To be done —
Word for word, transcribe the lines below and drop the pictures.

Data segment —
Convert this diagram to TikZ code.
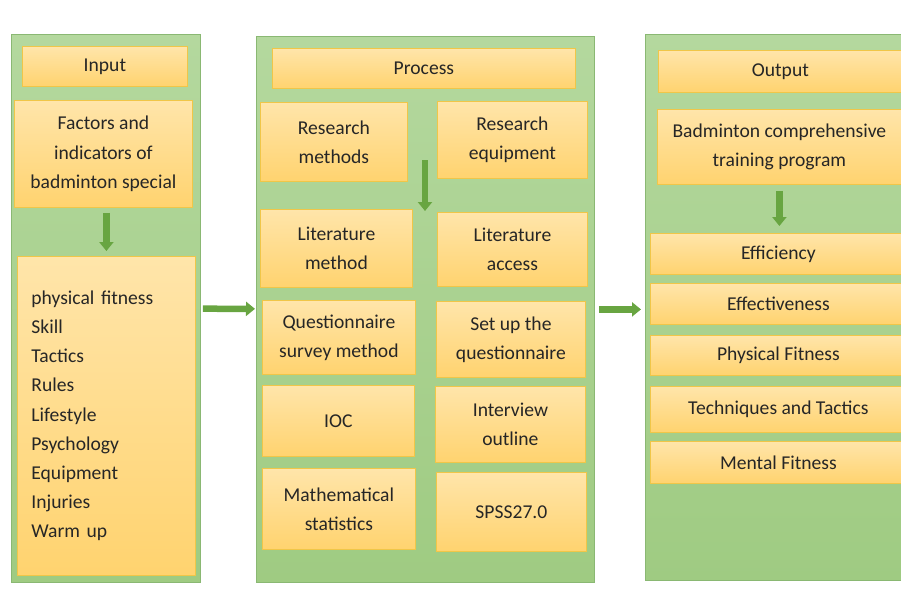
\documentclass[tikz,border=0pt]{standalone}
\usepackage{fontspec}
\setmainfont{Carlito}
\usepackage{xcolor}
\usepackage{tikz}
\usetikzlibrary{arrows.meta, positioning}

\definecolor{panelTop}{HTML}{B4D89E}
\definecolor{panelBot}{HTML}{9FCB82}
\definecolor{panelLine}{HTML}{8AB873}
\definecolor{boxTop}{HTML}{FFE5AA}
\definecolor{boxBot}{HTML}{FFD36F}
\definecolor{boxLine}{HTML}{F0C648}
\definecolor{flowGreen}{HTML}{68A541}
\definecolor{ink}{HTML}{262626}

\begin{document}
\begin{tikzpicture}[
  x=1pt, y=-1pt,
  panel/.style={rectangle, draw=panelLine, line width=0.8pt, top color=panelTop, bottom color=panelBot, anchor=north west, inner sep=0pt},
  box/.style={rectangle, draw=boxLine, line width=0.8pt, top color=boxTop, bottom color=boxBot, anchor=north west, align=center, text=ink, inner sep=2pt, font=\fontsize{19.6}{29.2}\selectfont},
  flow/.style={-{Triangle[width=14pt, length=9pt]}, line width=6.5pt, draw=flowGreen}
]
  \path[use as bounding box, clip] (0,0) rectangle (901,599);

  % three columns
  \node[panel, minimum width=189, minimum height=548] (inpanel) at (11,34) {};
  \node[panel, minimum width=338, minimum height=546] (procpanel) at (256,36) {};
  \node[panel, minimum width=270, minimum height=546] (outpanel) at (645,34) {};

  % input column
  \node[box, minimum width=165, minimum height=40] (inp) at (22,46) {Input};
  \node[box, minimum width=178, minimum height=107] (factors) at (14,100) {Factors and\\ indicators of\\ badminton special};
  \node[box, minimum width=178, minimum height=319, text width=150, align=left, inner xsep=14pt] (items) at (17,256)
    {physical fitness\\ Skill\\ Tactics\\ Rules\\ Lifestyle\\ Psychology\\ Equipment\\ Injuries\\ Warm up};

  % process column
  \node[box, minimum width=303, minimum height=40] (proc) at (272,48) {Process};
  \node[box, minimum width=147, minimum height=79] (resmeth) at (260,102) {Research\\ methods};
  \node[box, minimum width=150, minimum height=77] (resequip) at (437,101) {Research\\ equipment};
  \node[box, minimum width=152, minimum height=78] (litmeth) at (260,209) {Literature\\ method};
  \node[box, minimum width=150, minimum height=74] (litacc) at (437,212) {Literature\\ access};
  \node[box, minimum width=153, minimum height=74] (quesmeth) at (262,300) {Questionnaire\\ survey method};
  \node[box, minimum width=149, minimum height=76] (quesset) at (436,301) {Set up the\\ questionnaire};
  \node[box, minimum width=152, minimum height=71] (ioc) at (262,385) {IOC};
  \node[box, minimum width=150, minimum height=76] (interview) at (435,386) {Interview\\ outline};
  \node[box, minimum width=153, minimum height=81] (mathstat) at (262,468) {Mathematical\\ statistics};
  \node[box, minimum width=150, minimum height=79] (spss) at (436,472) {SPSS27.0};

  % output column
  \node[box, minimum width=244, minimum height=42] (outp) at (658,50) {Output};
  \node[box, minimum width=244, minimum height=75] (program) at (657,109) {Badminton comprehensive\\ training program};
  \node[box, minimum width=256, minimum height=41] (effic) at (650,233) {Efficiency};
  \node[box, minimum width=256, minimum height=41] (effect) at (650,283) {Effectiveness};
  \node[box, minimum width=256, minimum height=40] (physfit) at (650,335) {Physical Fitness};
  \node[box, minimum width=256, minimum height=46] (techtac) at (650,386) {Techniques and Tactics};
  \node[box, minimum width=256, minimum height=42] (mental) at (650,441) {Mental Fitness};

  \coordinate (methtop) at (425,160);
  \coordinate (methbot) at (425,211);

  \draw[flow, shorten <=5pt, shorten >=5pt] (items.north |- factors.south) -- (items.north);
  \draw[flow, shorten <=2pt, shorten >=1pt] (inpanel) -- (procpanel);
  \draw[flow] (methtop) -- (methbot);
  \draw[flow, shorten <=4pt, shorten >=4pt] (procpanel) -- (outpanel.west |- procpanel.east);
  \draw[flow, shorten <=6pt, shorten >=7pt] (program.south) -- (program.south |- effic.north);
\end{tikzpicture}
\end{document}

Answer to the exercise —
Convert this diagram to TikZ code.
\documentclass[tikz,border=0pt]{standalone}
\usepackage{fontspec}
\setmainfont{Carlito}
\usepackage{xcolor}
\usepackage{tikz}
\usetikzlibrary{arrows.meta, positioning}

\definecolor{panelTop}{HTML}{B4D89E}
\definecolor{panelBot}{HTML}{9FCB82}
\definecolor{panelLine}{HTML}{8AB873}
\definecolor{boxTop}{HTML}{FFE5AA}
\definecolor{boxBot}{HTML}{FFD36F}
\definecolor{boxLine}{HTML}{F0C648}
\definecolor{flowGreen}{HTML}{68A541}
\definecolor{ink}{HTML}{262626}

\begin{document}
\begin{tikzpicture}[
  x=1pt, y=-1pt,
  panel/.style={rectangle, draw=panelLine, line width=0.8pt, top color=panelTop, bottom color=panelBot, anchor=north west, inner sep=0pt},
  box/.style={rectangle, draw=boxLine, line width=0.8pt, top color=boxTop, bottom color=boxBot, anchor=north west, align=center, text=ink, inner sep=2pt, font=\fontsize{19.6}{29.2}\selectfont},
  flow/.style={-{Triangle[width=14pt, length=9pt]}, line width=6.5pt, draw=flowGreen}
]
  \path[use as bounding box, clip] (0,0) rectangle (901,599);

  % three columns
  \node[panel, minimum width=189, minimum height=548] (inpanel) at (11,34) {};
  \node[panel, minimum width=338, minimum height=546] (procpanel) at (256,36) {};
  \node[panel, minimum width=270, minimum height=546] (outpanel) at (645,34) {};

  % input column
  \node[box, minimum width=165, minimum height=40] (inp) at (22,46) {Input};
  \node[box, minimum width=178, minimum height=107] (factors) at (14,100) {Factors and\\ indicators of\\ badminton special};
  \node[box, minimum width=178, minimum height=319, text width=150, align=left, inner xsep=14pt] (items) at (17,256)
    {physical fitness\\ Skill\\ Tactics\\ Rules\\ Lifestyle\\ Psychology\\ Equipment\\ Injuries\\ Warm up};

  % process column
  \node[box, minimum width=303, minimum height=40] (proc) at (272,48) {Process};
  \node[box, minimum width=147, minimum height=79] (resmeth) at (260,102) {Research\\ methods};
  \node[box, minimum width=150, minimum height=77] (resequip) at (437,101) {Research\\ equipment};
  \node[box, minimum width=152, minimum height=78] (litmeth) at (260,209) {Literature\\ method};
  \node[box, minimum width=150, minimum height=74] (litacc) at (437,212) {Literature\\ access};
  \node[box, minimum width=153, minimum height=74] (quesmeth) at (262,300) {Questionnaire\\ survey method};
  \node[box, minimum width=149, minimum height=76] (quesset) at (436,301) {Set up the\\ questionnaire};
  \node[box, minimum width=152, minimum height=71] (ioc) at (262,385) {IOC};
  \node[box, minimum width=150, minimum height=76] (interview) at (435,386) {Interview\\ outline};
  \node[box, minimum width=153, minimum height=81] (mathstat) at (262,468) {Mathematical\\ statistics};
  \node[box, minimum width=150, minimum height=79] (spss) at (436,472) {SPSS27.0};

  % output column
  \node[box, minimum width=244, minimum height=42] (outp) at (658,50) {Output};
  \node[box, minimum width=244, minimum height=75] (program) at (657,109) {Badminton comprehensive\\ training program};
  \node[box, minimum width=256, minimum height=41] (effic) at (650,233) {Efficiency};
  \node[box, minimum width=256, minimum height=41] (effect) at (650,283) {Effectiveness};
  \node[box, minimum width=256, minimum height=40] (physfit) at (650,335) {Physical Fitness};
  \node[box, minimum width=256, minimum height=46] (techtac) at (650,386) {Techniques and Tactics};
  \node[box, minimum width=256, minimum height=42] (mental) at (650,441) {Mental Fitness};

  \coordinate (methtop) at (425,160);
  \coordinate (methbot) at (425,211);

  \draw[flow, shorten <=5pt, shorten >=5pt] (items.north |- factors.south) -- (items.north);
  \draw[flow, shorten <=2pt, shorten >=1pt] (inpanel) -- (procpanel);
  \draw[flow] (methtop) -- (methbot);
  \draw[flow, shorten <=4pt, shorten >=4pt] (procpanel) -- (outpanel.west |- procpanel.east);
  \draw[flow, shorten <=6pt, shorten >=7pt] (program.south) -- (program.south |- effic.north);
\end{tikzpicture}
\end{document}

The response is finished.